NOTE.-Since not only the three afore-mentioned examinations, but also the sentence of death of said friend of God, were sent us by the present secretary of the town of Gouda, we. will add the latter here, as it reads in the ,original, that no one may in any wise doubt what has been related..
Faes Dircks executed with fire
Whereas Faes Dircks, native citizen of this .town of Gouda, at present a prisoner, has confessed, without torture and iron bonds, under the blue sky, before my lords of the court, that about a little over a year ago he was rebaptized at Rotterdam, by a man whom he does not know; that he also for two
years back has rejected communion with the holy church, our mother, and does not believe in the holy, worshipful sacrament of the altar, in which lies the salvation of man: without that said Faes Dircks has been willing to repent of this, to be instructed otherwise, but has added, that he would not listen to him that desired to instruct him, and to turn him from his error and heresy, all this being contrary to the written laws and decrees of his royal majesty published at different times in these countries; therefore the judges with the mature deliberation of the council, having examined and weighed all that is of importance in this case on the behalf and in the name of the King of Spain, as Count of Holland, Zealand and Friesland, our common lord and prince, have condemned the aforesaid Faes Dircks, at present a prisoner, and condemn him by these presents, to be brought to the scaffold without this town, and there to be executed with fire; and declare all his property confiscated for the benefit of his royal majesty; unless the aforesaid Faes Dircks depart publicly before the church, from his aforesaid heresy, and declare and confess that he has been led astray and deceived; in such case the judges reserve to themselves the punishment to be inflicted upon him for his crime, the same to be according as they shall find proper pursuant to the decrees of his majesty aforesaid.*
Done by Jan,Claess Diert, and Simon Pieters, burgomasters, summoned, Gijsbert Jan Maertenss and Gerritt Huyges, burgomasters, Dirck Ottes van Slingerlandt, judge, summoned, Gerrit Gerrit Bouwenss, Dirck Andriess, Mr. Heyndrick Jacobs, Dirck Janss Lonck, Mr. Cornelis Heyndricks, judges, and announced to Dirck van Necq, judge, summoned. Published on the 30th of May, in the year 1570. Subscribed.

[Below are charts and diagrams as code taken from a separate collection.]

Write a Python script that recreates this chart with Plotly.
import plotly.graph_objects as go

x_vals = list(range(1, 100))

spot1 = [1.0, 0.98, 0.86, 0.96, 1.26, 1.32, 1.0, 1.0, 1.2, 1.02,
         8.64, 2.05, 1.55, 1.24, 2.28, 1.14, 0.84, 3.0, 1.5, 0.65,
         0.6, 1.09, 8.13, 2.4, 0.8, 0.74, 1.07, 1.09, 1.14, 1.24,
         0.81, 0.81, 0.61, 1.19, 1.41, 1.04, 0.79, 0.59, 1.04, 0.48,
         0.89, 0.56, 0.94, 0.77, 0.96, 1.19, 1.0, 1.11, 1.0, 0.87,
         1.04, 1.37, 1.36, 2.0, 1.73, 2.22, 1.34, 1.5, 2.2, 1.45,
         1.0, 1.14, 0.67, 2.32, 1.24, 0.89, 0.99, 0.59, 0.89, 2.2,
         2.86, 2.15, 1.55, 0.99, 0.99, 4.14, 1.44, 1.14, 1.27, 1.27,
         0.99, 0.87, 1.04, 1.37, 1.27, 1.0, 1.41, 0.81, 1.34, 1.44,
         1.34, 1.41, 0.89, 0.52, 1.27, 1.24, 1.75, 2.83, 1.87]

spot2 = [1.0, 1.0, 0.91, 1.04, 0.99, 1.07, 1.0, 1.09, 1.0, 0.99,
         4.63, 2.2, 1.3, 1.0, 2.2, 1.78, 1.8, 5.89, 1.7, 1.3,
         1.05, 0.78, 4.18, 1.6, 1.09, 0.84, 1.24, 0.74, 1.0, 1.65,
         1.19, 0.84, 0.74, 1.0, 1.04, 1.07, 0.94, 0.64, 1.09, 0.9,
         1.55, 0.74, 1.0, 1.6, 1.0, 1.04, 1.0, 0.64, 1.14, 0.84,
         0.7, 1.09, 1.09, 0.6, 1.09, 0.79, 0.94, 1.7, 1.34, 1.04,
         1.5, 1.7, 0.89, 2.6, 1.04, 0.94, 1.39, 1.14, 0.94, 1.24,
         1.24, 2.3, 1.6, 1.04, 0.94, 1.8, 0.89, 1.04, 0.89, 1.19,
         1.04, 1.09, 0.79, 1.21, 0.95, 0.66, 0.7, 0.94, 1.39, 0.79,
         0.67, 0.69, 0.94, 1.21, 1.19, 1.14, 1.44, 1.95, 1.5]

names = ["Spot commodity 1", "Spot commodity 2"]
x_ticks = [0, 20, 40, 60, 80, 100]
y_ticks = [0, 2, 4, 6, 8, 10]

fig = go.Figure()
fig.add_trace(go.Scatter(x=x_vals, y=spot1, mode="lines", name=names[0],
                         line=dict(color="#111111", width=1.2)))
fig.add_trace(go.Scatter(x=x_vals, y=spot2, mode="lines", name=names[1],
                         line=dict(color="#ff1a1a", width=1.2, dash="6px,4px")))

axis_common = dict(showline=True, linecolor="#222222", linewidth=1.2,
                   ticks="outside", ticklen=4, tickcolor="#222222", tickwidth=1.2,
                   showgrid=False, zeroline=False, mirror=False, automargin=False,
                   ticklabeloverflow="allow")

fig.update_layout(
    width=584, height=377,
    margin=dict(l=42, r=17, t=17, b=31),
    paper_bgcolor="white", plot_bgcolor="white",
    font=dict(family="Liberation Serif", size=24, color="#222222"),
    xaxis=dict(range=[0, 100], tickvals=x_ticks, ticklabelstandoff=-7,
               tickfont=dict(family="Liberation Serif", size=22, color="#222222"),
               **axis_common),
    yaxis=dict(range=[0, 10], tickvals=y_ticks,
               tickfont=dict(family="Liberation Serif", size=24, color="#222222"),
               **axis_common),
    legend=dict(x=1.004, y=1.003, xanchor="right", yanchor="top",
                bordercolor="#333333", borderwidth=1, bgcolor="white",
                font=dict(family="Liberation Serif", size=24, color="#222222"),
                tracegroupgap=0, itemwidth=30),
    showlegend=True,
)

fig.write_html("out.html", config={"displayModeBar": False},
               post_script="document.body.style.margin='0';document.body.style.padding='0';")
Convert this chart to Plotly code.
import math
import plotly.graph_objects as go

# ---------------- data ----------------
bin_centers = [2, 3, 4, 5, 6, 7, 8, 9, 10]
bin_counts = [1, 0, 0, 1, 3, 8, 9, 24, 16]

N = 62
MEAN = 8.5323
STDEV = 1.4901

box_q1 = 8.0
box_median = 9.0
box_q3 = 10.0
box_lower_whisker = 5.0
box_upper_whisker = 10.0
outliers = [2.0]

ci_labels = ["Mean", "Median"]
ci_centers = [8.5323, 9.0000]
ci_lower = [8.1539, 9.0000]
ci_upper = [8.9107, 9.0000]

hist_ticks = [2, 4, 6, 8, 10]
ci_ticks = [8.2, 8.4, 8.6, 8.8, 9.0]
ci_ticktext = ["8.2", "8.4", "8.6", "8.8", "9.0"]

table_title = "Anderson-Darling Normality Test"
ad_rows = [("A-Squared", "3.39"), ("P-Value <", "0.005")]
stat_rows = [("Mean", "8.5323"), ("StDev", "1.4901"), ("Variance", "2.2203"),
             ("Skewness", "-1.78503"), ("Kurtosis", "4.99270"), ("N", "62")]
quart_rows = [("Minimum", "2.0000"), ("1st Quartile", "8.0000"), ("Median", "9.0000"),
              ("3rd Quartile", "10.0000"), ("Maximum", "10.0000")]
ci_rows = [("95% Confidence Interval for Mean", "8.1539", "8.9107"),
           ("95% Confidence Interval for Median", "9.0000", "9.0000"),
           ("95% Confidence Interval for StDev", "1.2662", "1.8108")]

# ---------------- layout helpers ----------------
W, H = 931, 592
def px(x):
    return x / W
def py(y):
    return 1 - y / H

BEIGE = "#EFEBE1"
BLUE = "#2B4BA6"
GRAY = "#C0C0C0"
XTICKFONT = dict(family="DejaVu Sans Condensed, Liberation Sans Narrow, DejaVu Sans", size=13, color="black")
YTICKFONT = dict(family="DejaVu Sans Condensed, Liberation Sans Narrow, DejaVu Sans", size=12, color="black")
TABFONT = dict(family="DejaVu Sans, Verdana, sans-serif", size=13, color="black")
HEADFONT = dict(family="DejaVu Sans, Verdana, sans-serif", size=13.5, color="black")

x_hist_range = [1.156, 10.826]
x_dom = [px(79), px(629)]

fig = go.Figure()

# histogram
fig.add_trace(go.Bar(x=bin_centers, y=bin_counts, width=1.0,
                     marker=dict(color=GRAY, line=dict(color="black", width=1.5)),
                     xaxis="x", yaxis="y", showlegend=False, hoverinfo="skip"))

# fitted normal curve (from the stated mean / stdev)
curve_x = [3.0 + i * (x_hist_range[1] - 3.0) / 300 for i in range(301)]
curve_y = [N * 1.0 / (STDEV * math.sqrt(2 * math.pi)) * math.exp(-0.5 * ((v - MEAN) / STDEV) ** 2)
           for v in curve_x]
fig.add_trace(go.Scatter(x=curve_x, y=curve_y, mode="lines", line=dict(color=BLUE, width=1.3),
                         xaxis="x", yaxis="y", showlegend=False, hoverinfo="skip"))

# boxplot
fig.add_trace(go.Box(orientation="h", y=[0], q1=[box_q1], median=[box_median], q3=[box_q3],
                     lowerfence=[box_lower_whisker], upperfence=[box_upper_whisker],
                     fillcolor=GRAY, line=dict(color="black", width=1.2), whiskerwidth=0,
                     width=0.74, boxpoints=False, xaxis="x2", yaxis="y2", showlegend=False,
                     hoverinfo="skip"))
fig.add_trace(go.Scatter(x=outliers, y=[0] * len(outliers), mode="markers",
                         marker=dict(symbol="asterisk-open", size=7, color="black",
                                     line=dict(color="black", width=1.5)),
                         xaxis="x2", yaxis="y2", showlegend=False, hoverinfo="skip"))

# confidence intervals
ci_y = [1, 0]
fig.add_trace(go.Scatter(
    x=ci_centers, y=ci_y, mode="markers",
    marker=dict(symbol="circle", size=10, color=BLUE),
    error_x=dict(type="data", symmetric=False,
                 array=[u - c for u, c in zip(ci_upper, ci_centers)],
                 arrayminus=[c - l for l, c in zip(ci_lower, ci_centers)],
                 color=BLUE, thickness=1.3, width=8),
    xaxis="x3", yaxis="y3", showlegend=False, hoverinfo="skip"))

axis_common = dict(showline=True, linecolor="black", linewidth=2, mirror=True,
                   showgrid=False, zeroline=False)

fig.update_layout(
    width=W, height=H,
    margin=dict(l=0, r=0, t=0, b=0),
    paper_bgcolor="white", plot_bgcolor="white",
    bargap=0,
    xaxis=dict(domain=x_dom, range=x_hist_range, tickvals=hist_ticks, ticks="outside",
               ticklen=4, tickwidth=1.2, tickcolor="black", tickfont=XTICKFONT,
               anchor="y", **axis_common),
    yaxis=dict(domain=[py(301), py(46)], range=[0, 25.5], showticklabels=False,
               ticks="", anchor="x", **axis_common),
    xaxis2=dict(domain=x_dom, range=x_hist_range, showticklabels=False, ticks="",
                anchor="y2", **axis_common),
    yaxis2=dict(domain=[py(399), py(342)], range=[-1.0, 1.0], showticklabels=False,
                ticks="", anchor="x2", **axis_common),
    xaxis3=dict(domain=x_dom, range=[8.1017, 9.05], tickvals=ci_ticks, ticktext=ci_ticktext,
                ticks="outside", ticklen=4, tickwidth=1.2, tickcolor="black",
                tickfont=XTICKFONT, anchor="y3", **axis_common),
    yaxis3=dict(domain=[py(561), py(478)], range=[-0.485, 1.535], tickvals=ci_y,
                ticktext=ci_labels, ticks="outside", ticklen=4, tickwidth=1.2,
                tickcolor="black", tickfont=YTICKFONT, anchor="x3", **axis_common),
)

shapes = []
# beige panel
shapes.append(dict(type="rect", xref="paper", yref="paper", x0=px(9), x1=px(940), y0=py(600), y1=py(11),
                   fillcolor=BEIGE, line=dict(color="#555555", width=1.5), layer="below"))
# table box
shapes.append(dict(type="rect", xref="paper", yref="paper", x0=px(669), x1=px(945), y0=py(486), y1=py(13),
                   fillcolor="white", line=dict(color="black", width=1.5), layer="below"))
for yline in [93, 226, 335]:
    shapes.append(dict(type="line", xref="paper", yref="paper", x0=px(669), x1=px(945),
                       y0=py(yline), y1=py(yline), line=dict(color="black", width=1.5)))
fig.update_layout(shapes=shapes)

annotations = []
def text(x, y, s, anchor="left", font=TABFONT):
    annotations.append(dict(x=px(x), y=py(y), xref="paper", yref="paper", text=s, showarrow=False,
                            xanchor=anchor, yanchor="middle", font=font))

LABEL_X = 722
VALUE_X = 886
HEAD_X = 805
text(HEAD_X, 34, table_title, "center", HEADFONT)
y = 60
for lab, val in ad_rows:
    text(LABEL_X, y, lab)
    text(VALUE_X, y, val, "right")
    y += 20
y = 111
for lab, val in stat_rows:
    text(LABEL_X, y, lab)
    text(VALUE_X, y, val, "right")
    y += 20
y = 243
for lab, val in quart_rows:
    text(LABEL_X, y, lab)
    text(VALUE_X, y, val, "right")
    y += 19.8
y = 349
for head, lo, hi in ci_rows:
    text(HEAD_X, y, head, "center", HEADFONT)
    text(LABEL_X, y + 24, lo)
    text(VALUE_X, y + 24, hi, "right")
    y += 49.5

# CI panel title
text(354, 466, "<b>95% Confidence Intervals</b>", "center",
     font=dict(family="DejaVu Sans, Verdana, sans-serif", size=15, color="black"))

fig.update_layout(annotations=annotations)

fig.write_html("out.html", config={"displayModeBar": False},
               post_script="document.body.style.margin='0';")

Secretary of Gouda, A. D. 1570.
In the year 1570, there were imprisoned at Haarlem in Holland, a brother named Adriaen Pieters, and a sister named Barber Joosten, not on account of any crime or heresy, but only because they sought to follow Christ in the regeneration, for which they were envied by the servants of antichrist, who sought with many tyrannical means to draw them from Christ, and to make them follow their self-invented idolatry which militates against God. But these, as giants in the faith, valiantly resisted, through the grace of God, the snares of Satan. Hence, they were condemned and sentenced to death by the rulers of darkness. Adriaen Pieters was burnt, and Barber Joosten was drowned in great steadfastness, and thus they both remained faithful to the Lord their God unto death and hence out of grace, obtained the crown of eternal life.

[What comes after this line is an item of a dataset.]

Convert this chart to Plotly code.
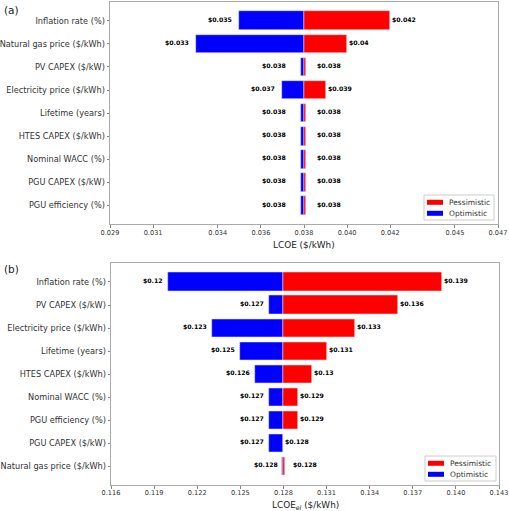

Maerten Karettier of Busbeke, who also would rather suffer affliction with the children of God, than enjoy the pleasures of sin for a season, and live in joy with the world, was apprehended for his faith at Rijssel and there made a good confession of it and evinced great steadfastness, for which reason he finally, as a valiant witness of God, had to taste death.
In like manner, there was also apprehended, at Luyck, a sister named Lijntgen Kemels, who, after having made a good and steadfast confession of her faith, was burnt there, and thus went boldly, with her lamp burning, to meet her bridegroom, who also joyfully took her as a wise virgin in to his [marriage] feast.